=== Dataset content ===

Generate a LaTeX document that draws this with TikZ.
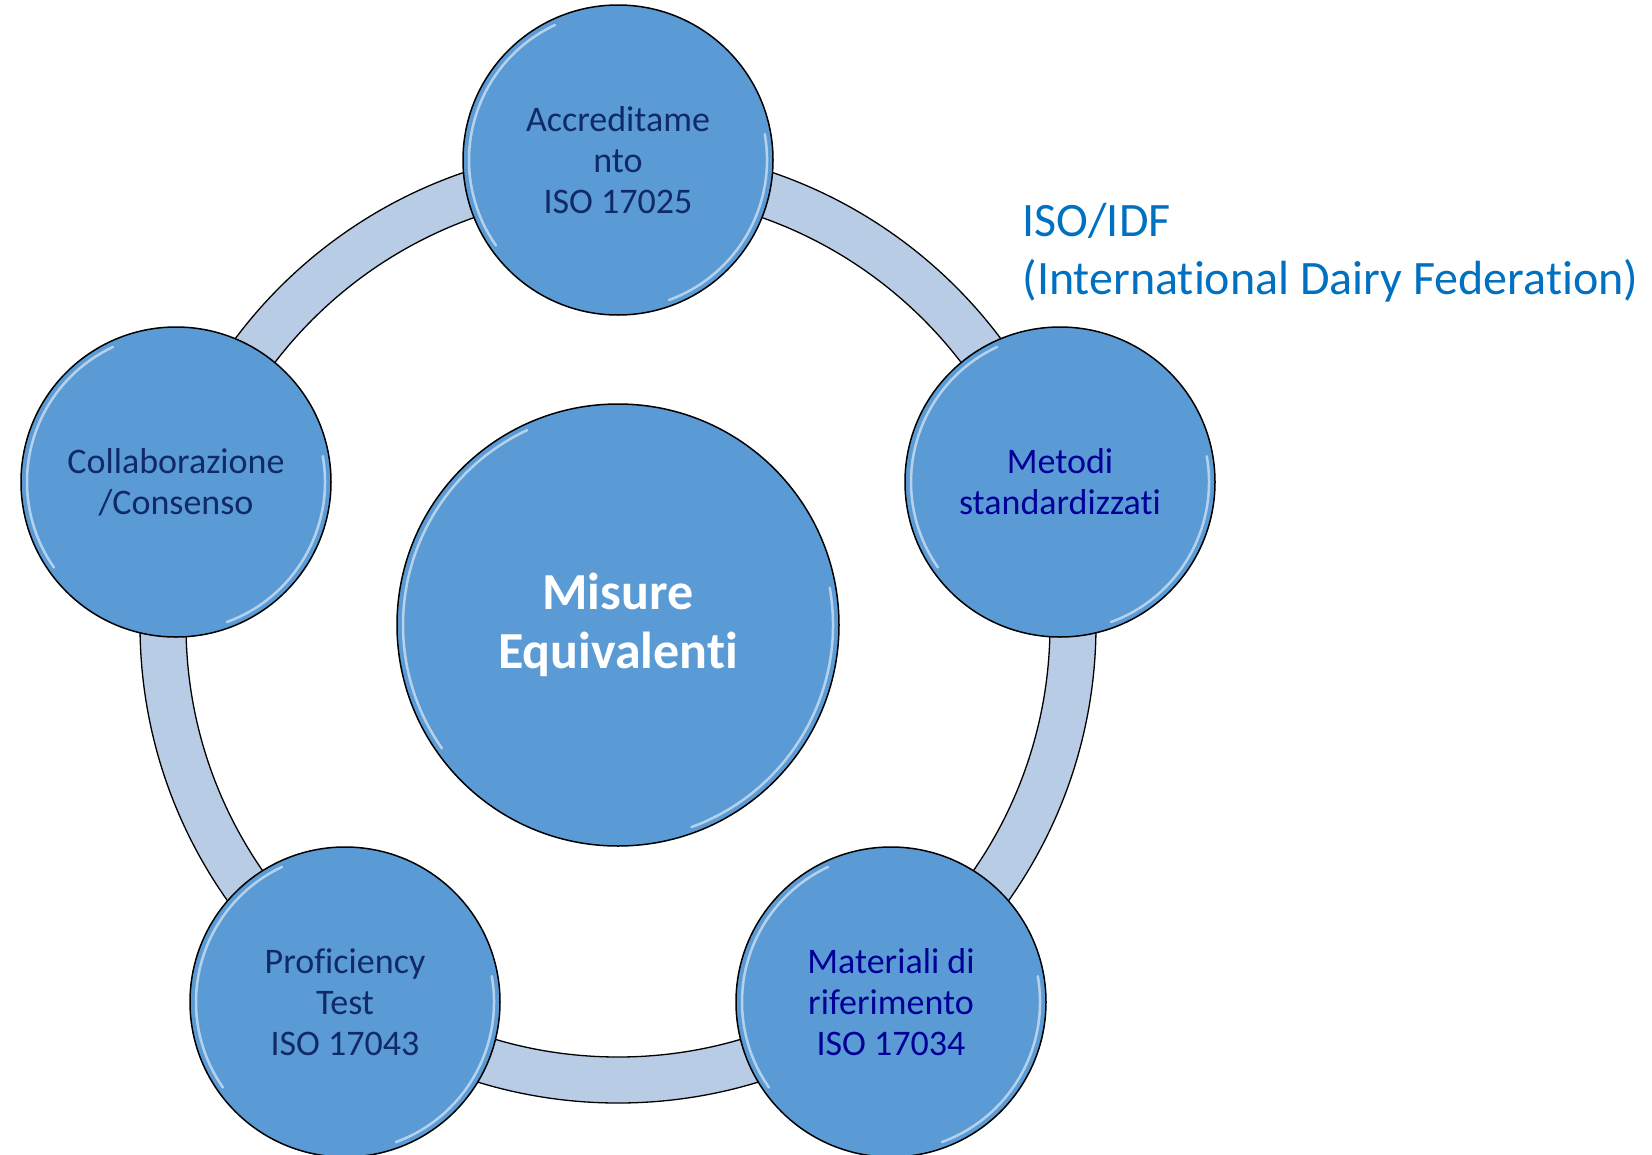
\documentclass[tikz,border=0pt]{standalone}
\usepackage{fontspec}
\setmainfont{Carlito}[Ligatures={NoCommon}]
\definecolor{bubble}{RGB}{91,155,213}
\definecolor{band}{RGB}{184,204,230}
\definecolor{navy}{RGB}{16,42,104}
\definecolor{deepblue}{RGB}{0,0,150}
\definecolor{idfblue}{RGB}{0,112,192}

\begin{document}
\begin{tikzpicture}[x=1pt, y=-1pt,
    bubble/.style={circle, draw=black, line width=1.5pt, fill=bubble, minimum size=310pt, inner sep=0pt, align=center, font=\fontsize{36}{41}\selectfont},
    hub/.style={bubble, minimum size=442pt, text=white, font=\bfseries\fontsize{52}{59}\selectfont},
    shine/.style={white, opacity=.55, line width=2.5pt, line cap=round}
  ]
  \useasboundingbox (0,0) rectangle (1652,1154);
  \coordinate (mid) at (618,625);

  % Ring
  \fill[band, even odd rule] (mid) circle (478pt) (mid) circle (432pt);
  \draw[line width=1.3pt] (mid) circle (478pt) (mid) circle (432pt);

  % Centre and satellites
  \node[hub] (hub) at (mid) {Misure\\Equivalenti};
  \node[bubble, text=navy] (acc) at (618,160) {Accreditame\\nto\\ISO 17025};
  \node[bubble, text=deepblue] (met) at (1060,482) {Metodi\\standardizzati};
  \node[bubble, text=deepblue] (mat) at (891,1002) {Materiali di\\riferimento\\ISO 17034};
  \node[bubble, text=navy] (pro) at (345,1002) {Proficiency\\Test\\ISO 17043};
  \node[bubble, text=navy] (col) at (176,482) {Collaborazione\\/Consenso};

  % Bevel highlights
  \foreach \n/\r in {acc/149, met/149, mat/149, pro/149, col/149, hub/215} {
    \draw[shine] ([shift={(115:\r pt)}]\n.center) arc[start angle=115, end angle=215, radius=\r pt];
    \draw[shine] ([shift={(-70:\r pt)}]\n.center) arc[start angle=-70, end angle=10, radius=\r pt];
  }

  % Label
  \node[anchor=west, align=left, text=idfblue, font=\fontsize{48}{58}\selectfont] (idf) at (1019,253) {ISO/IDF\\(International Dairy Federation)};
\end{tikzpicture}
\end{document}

===

◆ Task ◆
Reproduce all of the data exactly, omitting each picture it holds.

◆ Reply ◆
Generate a LaTeX document that draws this with TikZ.
\documentclass[tikz,border=0pt]{standalone}
\usepackage{fontspec}
\setmainfont{Carlito}[Ligatures={NoCommon}]
\definecolor{bubble}{RGB}{91,155,213}
\definecolor{band}{RGB}{184,204,230}
\definecolor{navy}{RGB}{16,42,104}
\definecolor{deepblue}{RGB}{0,0,150}
\definecolor{idfblue}{RGB}{0,112,192}

\begin{document}
\begin{tikzpicture}[x=1pt, y=-1pt,
    bubble/.style={circle, draw=black, line width=1.5pt, fill=bubble, minimum size=310pt, inner sep=0pt, align=center, font=\fontsize{36}{41}\selectfont},
    hub/.style={bubble, minimum size=442pt, text=white, font=\bfseries\fontsize{52}{59}\selectfont},
    shine/.style={white, opacity=.55, line width=2.5pt, line cap=round}
  ]
  \useasboundingbox (0,0) rectangle (1652,1154);
  \coordinate (mid) at (618,625);

  % Ring
  \fill[band, even odd rule] (mid) circle (478pt) (mid) circle (432pt);
  \draw[line width=1.3pt] (mid) circle (478pt) (mid) circle (432pt);

  % Centre and satellites
  \node[hub] (hub) at (mid) {Misure\\Equivalenti};
  \node[bubble, text=navy] (acc) at (618,160) {Accreditame\\nto\\ISO 17025};
  \node[bubble, text=deepblue] (met) at (1060,482) {Metodi\\standardizzati};
  \node[bubble, text=deepblue] (mat) at (891,1002) {Materiali di\\riferimento\\ISO 17034};
  \node[bubble, text=navy] (pro) at (345,1002) {Proficiency\\Test\\ISO 17043};
  \node[bubble, text=navy] (col) at (176,482) {Collaborazione\\/Consenso};

  % Bevel highlights
  \foreach \n/\r in {acc/149, met/149, mat/149, pro/149, col/149, hub/215} {
    \draw[shine] ([shift={(115:\r pt)}]\n.center) arc[start angle=115, end angle=215, radius=\r pt];
    \draw[shine] ([shift={(-70:\r pt)}]\n.center) arc[start angle=-70, end angle=10, radius=\r pt];
  }

  % Label
  \node[anchor=west, align=left, text=idfblue, font=\fontsize{48}{58}\selectfont] (idf) at (1019,253) {ISO/IDF\\(International Dairy Federation)};
\end{tikzpicture}
\end{document}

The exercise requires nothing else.